Sustainability of what? The post-WWII employment model assumes scarcity of cognitive labor. AI eliminates that scarcity. What Dubugras is doing isn't a pathological management philosophy — it's the rational behavior of capital when labor market power shifts decisively toward owners of AI capital. The 996 comparison isn't hyperbole. It's a preview of what "leaner organizations" actually mean in practice.


HIDDEN ASSUMPTIONS

  1. That this is a failure state requiring correction, not an equilibrium state. The article treats "workforce sustainability" as the problem to be solved. The DT lens says: no, this is the solution from the capital side. "Sustainability" is now defined by what AI-enabled capital requires, not by what human workers need.

  2. That expertise accumulation remains the primary value driver in finance. The piece notes Dubugras minimizes specialization and says employees "absorb concepts in days." It critiques this as ignoring how controllers, treasurers, and CFOs are actually built. But if AI can handle the routine pattern recognition that builds institutional knowledge, then the speed of expertise becomes a feature, not a bug — from capital's perspective. The article laments the loss of "gradual development of judgment" as if that's still the limiting factor. The limiting factor is now access to AI tools and tolerance for output intensity.

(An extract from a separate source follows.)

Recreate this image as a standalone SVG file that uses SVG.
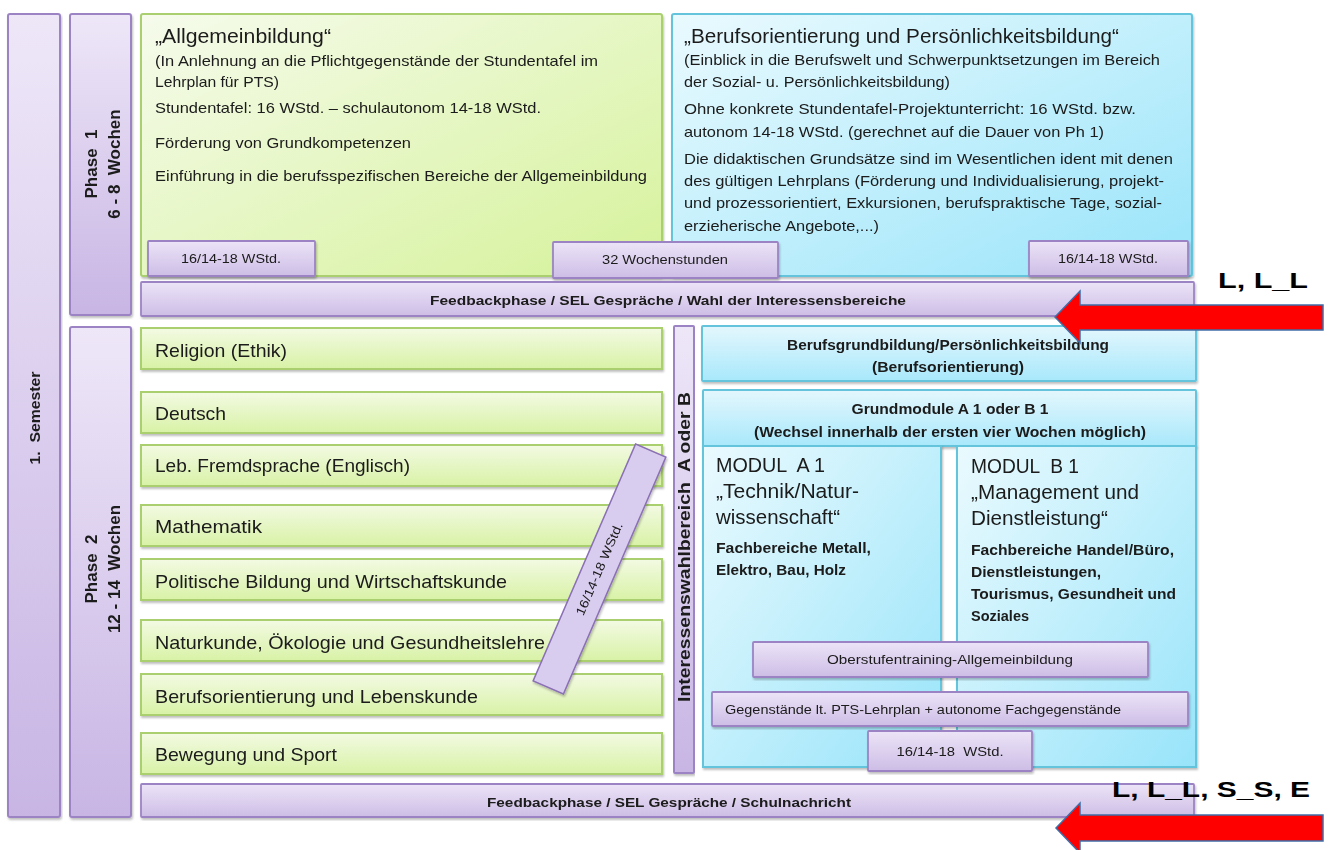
<svg xmlns="http://www.w3.org/2000/svg" width="1332" height="850" viewBox="0 0 1332 850">
<defs>
<linearGradient id="gPur" x1="0" y1="0" x2="0" y2="1"><stop offset="0" stop-color="#eee7f8"/><stop offset="1" stop-color="#c8b5e4"/></linearGradient>
<linearGradient id="gPurS" x1="0" y1="0" x2="0" y2="1"><stop offset="0" stop-color="#ece4f7"/><stop offset="1" stop-color="#cdbde6"/></linearGradient>
<linearGradient id="gGrn" x1="0" y1="0" x2="1" y2="1"><stop offset="0" stop-color="#f6fbec"/><stop offset="1" stop-color="#d5f29a"/></linearGradient>
<linearGradient id="gGrnS" x1="0" y1="0" x2="0" y2="1"><stop offset="0" stop-color="#f3fae3"/><stop offset="1" stop-color="#d8f2a6"/></linearGradient>
<linearGradient id="gBlu" x1="0" y1="0" x2="1" y2="1"><stop offset="0" stop-color="#eafafe"/><stop offset="1" stop-color="#98e4fa"/></linearGradient>
<linearGradient id="gBluS" x1="0" y1="0" x2="0" y2="1"><stop offset="0" stop-color="#e4f7fd"/><stop offset="1" stop-color="#a8e8fb"/></linearGradient>
<filter id="sh" x="-5%" y="-5%" width="110%" height="115%"><feDropShadow dx="1" dy="2" stdDeviation="1.2" flood-color="#000" flood-opacity="0.25"/></filter>
</defs>
<style>
.pur{fill:url(#gPur);stroke:#9c84c4;stroke-width:2}
.purS{fill:url(#gPurS);stroke:#9c84c4;stroke-width:1.8}
.grn{fill:url(#gGrn);stroke:#a9cf6e;stroke-width:2}
.grnS{fill:url(#gGrnS);stroke:#a9cf6e;stroke-width:2}
.blu{fill:url(#gBlu);stroke:#63c4dc;stroke-width:2}
.bluS{fill:url(#gBluS);stroke:#63c4dc;stroke-width:2}
text{font-family:"Liberation Sans",Arial,sans-serif;fill:#1a1a1a}
.h{font-size:20.5px}
.t{font-size:14.5px}
.s{font-size:18.5px}
.b{font-weight:bold}
.sm{font-size:12.5px}
.m{text-anchor:middle}
.lab{font-family:"Liberation Sans",Arial,sans-serif;font-weight:bold;font-size:22px;fill:#000}
.arrow{fill:#ff0000;stroke:#3f6ea8;stroke-width:1.5}
</style>

<g id="semester" filter="url(#sh)">
<rect class="pur" x="8" y="14" width="52" height="803" rx="2"/>
<text class="b" font-size="14" transform="translate(40,418) rotate(-90)" text-anchor="middle" textLength="93" lengthAdjust="spacingAndGlyphs" style="white-space:pre">1.  Semester</text>
</g>

<g id="phase1" filter="url(#sh)">
<rect class="pur" x="70" y="14" width="61" height="301" rx="2"/>
<text class="b" font-size="17" transform="translate(97,164) rotate(-90)" text-anchor="middle" style="white-space:pre">Phase  1</text>
<text class="b" font-size="17" transform="translate(120,164) rotate(-90)" text-anchor="middle" style="white-space:pre">6 - 8  Wochen</text>
</g>

<g id="phase2" filter="url(#sh)">
<rect class="pur" x="70" y="327" width="61" height="490" rx="2"/>
<text class="b" font-size="17" transform="translate(97,569) rotate(-90)" text-anchor="middle" style="white-space:pre">Phase  2</text>
<text class="b" font-size="17" transform="translate(120,569) rotate(-90)" text-anchor="middle" style="white-space:pre">12 - 14  Wochen</text>
</g>

<g id="allgemeinbildung" filter="url(#sh)">
<rect class="grn" x="141" y="14" width="521" height="262" rx="2"/>
<text class="h" x="155" y="43" textLength="176" lengthAdjust="spacingAndGlyphs">„Allgemeinbildung“</text>
<text class="t" x="155" y="66" textLength="443" lengthAdjust="spacingAndGlyphs">(In Anlehnung an die Pflichtgegenstände der Stundentafel im</text>
<text class="t" x="155" y="87" textLength="124" lengthAdjust="spacingAndGlyphs">Lehrplan für PTS)</text>
<text class="t" x="155" y="113" textLength="386" lengthAdjust="spacingAndGlyphs">Stundentafel: 16 WStd. – schulautonom 14-18 WStd.</text>
<text class="t" x="155" y="148" textLength="256" lengthAdjust="spacingAndGlyphs">Förderung von Grundkompetenzen</text>
<text class="t" x="155" y="181" textLength="492" lengthAdjust="spacingAndGlyphs">Einführung in die berufsspezifischen Bereiche der Allgemeinbildung</text>
</g>

<g id="berufsorientierung" filter="url(#sh)">
<rect class="blu" x="672" y="14" width="520" height="262" rx="2"/>
<text class="h" x="684" y="43" textLength="435" lengthAdjust="spacingAndGlyphs">„Berufsorientierung und Persönlichkeitsbildung“</text>
<text class="t" x="684" y="65" textLength="476" lengthAdjust="spacingAndGlyphs">(Einblick in die Berufswelt und Schwerpunktsetzungen im Bereich</text>
<text class="t" x="684" y="87" textLength="266" lengthAdjust="spacingAndGlyphs">der Sozial- u. Persönlichkeitsbildung)</text>
<text class="t" x="684" y="114" textLength="452" lengthAdjust="spacingAndGlyphs">Ohne konkrete Stundentafel-Projektunterricht: 16 WStd. bzw.</text>
<text class="t" x="684" y="137" textLength="420" lengthAdjust="spacingAndGlyphs">autonom 14-18 WStd. (gerechnet auf die Dauer von Ph 1)</text>
<text class="t" x="684" y="164" textLength="489" lengthAdjust="spacingAndGlyphs">Die didaktischen Grundsätze sind im Wesentlichen ident mit denen</text>
<text class="t" x="684" y="186" textLength="480" lengthAdjust="spacingAndGlyphs">des gültigen Lehrplans (Förderung und Individualisierung, projekt-</text>
<text class="t" x="684" y="208" textLength="478" lengthAdjust="spacingAndGlyphs">und prozessorientiert, Exkursionen, berufspraktische Tage, sozial-</text>
<text class="t" x="684" y="231" textLength="195" lengthAdjust="spacingAndGlyphs">erzieherische Angebote,...)</text>
</g>

<g id="wstd-left" filter="url(#sh)">
<rect class="purS" x="148" y="241" width="167" height="35" rx="1"/>
<text class="sm m" x="231" y="263" textLength="100" lengthAdjust="spacingAndGlyphs">16/14-18 WStd.</text>
</g>
<g id="wochenstunden" filter="url(#sh)">
<rect class="purS" x="553" y="242" width="225" height="36" rx="1"/>
<text class="sm m" x="665" y="264" textLength="126" lengthAdjust="spacingAndGlyphs">32 Wochenstunden</text>
</g>
<g id="wstd-right" filter="url(#sh)">
<rect class="purS" x="1029" y="241" width="159" height="35" rx="1"/>
<text class="sm m" x="1108" y="263" textLength="100" lengthAdjust="spacingAndGlyphs">16/14-18 WStd.</text>
</g>

<g id="feedback1" filter="url(#sh)">
<rect class="purS" x="141" y="282" width="1053" height="34" rx="1"/>
<text class="b m" font-size="13.5" x="668" y="305" textLength="476" lengthAdjust="spacingAndGlyphs">Feedbackphase / SEL Gespräche / Wahl der Interessensbereiche</text>
</g>

<g id="subjects" filter="url(#sh)">
<rect class="grnS" x="141" y="328" width="521" height="41"/>
<text class="s" x="155" y="357" textLength="132" lengthAdjust="spacingAndGlyphs">Religion (Ethik)</text>
<rect class="grnS" x="141" y="392" width="521" height="41"/>
<text class="s" x="155" y="420" textLength="71" lengthAdjust="spacingAndGlyphs">Deutsch</text>
<rect class="grnS" x="141" y="445" width="521" height="41"/>
<text class="s" x="155" y="472" textLength="255" lengthAdjust="spacingAndGlyphs">Leb. Fremdsprache (Englisch)</text>
<rect class="grnS" x="141" y="505" width="521" height="41"/>
<text class="s" x="155" y="533" textLength="107" lengthAdjust="spacingAndGlyphs">Mathematik</text>
<rect class="grnS" x="141" y="559" width="521" height="41"/>
<text class="s" x="155" y="588" textLength="352" lengthAdjust="spacingAndGlyphs">Politische Bildung und Wirtschaftskunde</text>
<rect class="grnS" x="141" y="620" width="521" height="41"/>
<text class="s" x="155" y="649" textLength="390" lengthAdjust="spacingAndGlyphs">Naturkunde, Ökologie und Gesundheitslehre</text>
<rect class="grnS" x="141" y="674" width="521" height="41"/>
<text class="s" x="155" y="703" textLength="323" lengthAdjust="spacingAndGlyphs">Berufsorientierung und Lebenskunde</text>
<rect class="grnS" x="141" y="733" width="521" height="41"/>
<text class="s" x="155" y="761" textLength="182" lengthAdjust="spacingAndGlyphs">Bewegung und Sport</text>
</g>

<g id="diagonal-wstd" filter="url(#sh)">
<g transform="translate(599.5,569) rotate(-66.6)">
<rect x="-129" y="-16.5" width="258" height="33" fill="#d9cdef" stroke="#8a6fb5" stroke-width="1.5"/>
<text class="sm m" x="0" y="4" textLength="100" lengthAdjust="spacingAndGlyphs">16/14-18 WStd.</text>
</g>
</g>

<g id="interessenswahlbereich" filter="url(#sh)">
<rect class="pur" x="674" y="326" width="20" height="447" rx="1"/>
<text class="b" font-size="16.5" transform="translate(690,547) rotate(-90)" text-anchor="middle" textLength="310" lengthAdjust="spacingAndGlyphs" style="white-space:pre">Interessenswahlbereich  A oder B</text>
</g>

<g id="berufsgrundbildung" filter="url(#sh)">
<rect class="bluS" x="702" y="326" width="494" height="55" rx="1"/>
<text class="b m" font-size="14" x="948" y="350" textLength="322" lengthAdjust="spacingAndGlyphs">Berufsgrundbildung/Persönlichkeitsbildung</text>
<text class="b m" font-size="14" x="948" y="372" textLength="152" lengthAdjust="spacingAndGlyphs">(Berufsorientierung)</text>
</g>

<g id="grundmodule" filter="url(#sh)">
<rect class="bluS" x="703" y="390" width="493" height="56" rx="1"/>
<text class="b m" font-size="14" x="950" y="414" textLength="197" lengthAdjust="spacingAndGlyphs">Grundmodule A 1 oder B 1</text>
<text class="b m" font-size="14" x="950" y="437" textLength="392" lengthAdjust="spacingAndGlyphs">(Wechsel innerhalb der ersten vier Wochen möglich)</text>
</g>

<g id="modul-a" filter="url(#sh)">
<rect class="blu" x="703" y="446" width="238" height="321"/>
<text class="h" x="716" y="472" textLength="109" lengthAdjust="spacingAndGlyphs" style="white-space:pre">MODUL  A 1</text>
<text class="h" x="716" y="498" textLength="143" lengthAdjust="spacingAndGlyphs">„Technik/Natur-</text>
<text class="h" x="716" y="524" textLength="124" lengthAdjust="spacingAndGlyphs">wissenschaft“</text>
<text class="b" font-size="14" x="716" y="553" textLength="155" lengthAdjust="spacingAndGlyphs">Fachbereiche Metall,</text>
<text class="b" font-size="14" x="716" y="575" textLength="130" lengthAdjust="spacingAndGlyphs">Elektro, Bau, Holz</text>
</g>

<g id="modul-b" filter="url(#sh)">
<rect class="blu" x="957" y="446" width="239" height="321"/>
<text class="h" x="971" y="473" textLength="108" lengthAdjust="spacingAndGlyphs" style="white-space:pre">MODUL  B 1</text>
<text class="h" x="971" y="499" textLength="168" lengthAdjust="spacingAndGlyphs">„Management und</text>
<text class="h" x="971" y="525" textLength="137" lengthAdjust="spacingAndGlyphs">Dienstleistung“</text>
<text class="b" font-size="14" x="971" y="555" textLength="203" lengthAdjust="spacingAndGlyphs">Fachbereiche Handel/Büro,</text>
<text class="b" font-size="14" x="971" y="577" textLength="130" lengthAdjust="spacingAndGlyphs">Dienstleistungen,</text>
<text class="b" font-size="14" x="971" y="599" textLength="205" lengthAdjust="spacingAndGlyphs">Tourismus, Gesundheit und</text>
<text class="b" font-size="14" x="971" y="621" textLength="58" lengthAdjust="spacingAndGlyphs">Soziales</text>
</g>

<g id="oberstufentraining" filter="url(#sh)">
<rect class="purS" x="753" y="642" width="395" height="35" rx="1"/>
<text class="sm m" x="950" y="664" textLength="246" lengthAdjust="spacingAndGlyphs">Oberstufentraining-Allgemeinbildung</text>
</g>

<g id="gegenstaende" filter="url(#sh)">
<rect class="purS" x="712" y="692" width="476" height="34" rx="1"/>
<text class="sm" x="725" y="714" textLength="396" lengthAdjust="spacingAndGlyphs">Gegenstände lt. PTS-Lehrplan + autonome Fachgegenstände</text>
</g>

<g id="wstd-bottom" filter="url(#sh)">
<rect class="purS" x="868" y="731" width="164" height="40" rx="1"/>
<text class="sm m" x="950" y="756" textLength="107" lengthAdjust="spacingAndGlyphs" style="white-space:pre">16/14-18  WStd.</text>
</g>

<g id="feedback2" filter="url(#sh)">
<rect class="purS" x="141" y="784" width="1053" height="33" rx="1"/>
<text class="b m" font-size="13.5" x="669" y="807" textLength="364" lengthAdjust="spacingAndGlyphs">Feedbackphase / SEL Gespräche / Schulnachricht</text>
</g>

<g id="connectors">
<polygon class="arrow" points="1055,317 1080,291 1080,305 1323,305 1323,330 1080,330 1080,343"/>
<polygon class="arrow" points="1056,828 1080,803 1080,815 1323,815 1323,841 1080,841 1080,853"/>
</g>

<g id="label-top">
<text class="lab" x="1218" y="288" textLength="90" lengthAdjust="spacingAndGlyphs">L, L_L</text>
</g>
<g id="label-bottom">
<text class="lab" x="1112" y="797" textLength="198" lengthAdjust="spacingAndGlyphs">L, L_L, S_S, E</text>
</g>
</svg>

  3. That the workers who are rejecting this are in a position to change the outcome. The piece quotes Gen Z workers describing their jobs as "situationships," notes the rejection of management tracks, the side hustles. It frames this as a cultural shift toward authenticity, flexibility, psychological safety. The DT lens says: these are lag indicators of collapse, not strategic repositioning. "Situationship" employment means you've already been pushed out of stable participation. Side hustles are a survival mechanism, not ambition theater. The article treats these as behavioral preferences when they're structural responses to a system that no longer has stable roles for most participants.

  4. That "finance organizations" can resist this by returning to better talent development. The article says CFOs should recognize that "human capital cannot simply be compressed indefinitely without consequences." True. But the consequence isn't that capital relents — it's that the humans who can't compress are replaced by humans who can, or by AI systems entirely.


SOCIAL FUNCTION

Copium with a thin veneer of alarm. The article performs the motions of concern — interviews experts, cites data, surfaces contradictions — but ultimately frames the transition as a workforce culture problem that thoughtful leadership can navigate. It cannot say: "We are documenting the deliberate intensification of human labor during a period when human labor is becoming structurally unnecessary, and this is the natural outcome of a system that optimizes for capital efficiency."

The framing distributes responsibility to "labor expectations" and "organizational philosophy" rather than naming the structural mechanism. It offers no exit — not because there isn't one in the DT lens, but because recognizing the exit would require admitting the game being played.


THE VERDICT

What the article is actually documenting: The opening position of capital in the transition economy. AI doesn't eliminate the need for workers — it eliminates workers' leverage by making them replaceable and intensifying the survivors. Dubugras isn't running an extreme case; he's running the template. Meta, Block, Salesforce, Google — all executing the same logic. The article describes the knife and concludes that workers should negotiate better handle materials.

The Gen Z data — 54% "love" Excel, 83% spending 5+ hours in spreadsheets, side hustles, "situationship" job framing, 1.8 year average tenure — is not a generational character study. It's a pre-mortem for the mass employment model. Workers are already adapting to a labor market that doesn't have stable institutional slots for them. They're just doing it individually, without political articulation, because the structural logic doesn't allow collective response.

The DT frame doesn't offer comfort here. The article's gentle "what do organizations expect people to give up" framing is the wrong question. The right question: When AI commoditizes cognitive labor, what does the employment relationship become, and who designs its terms? Answer: Capital designs its terms, and Dubugras is publishing the terms.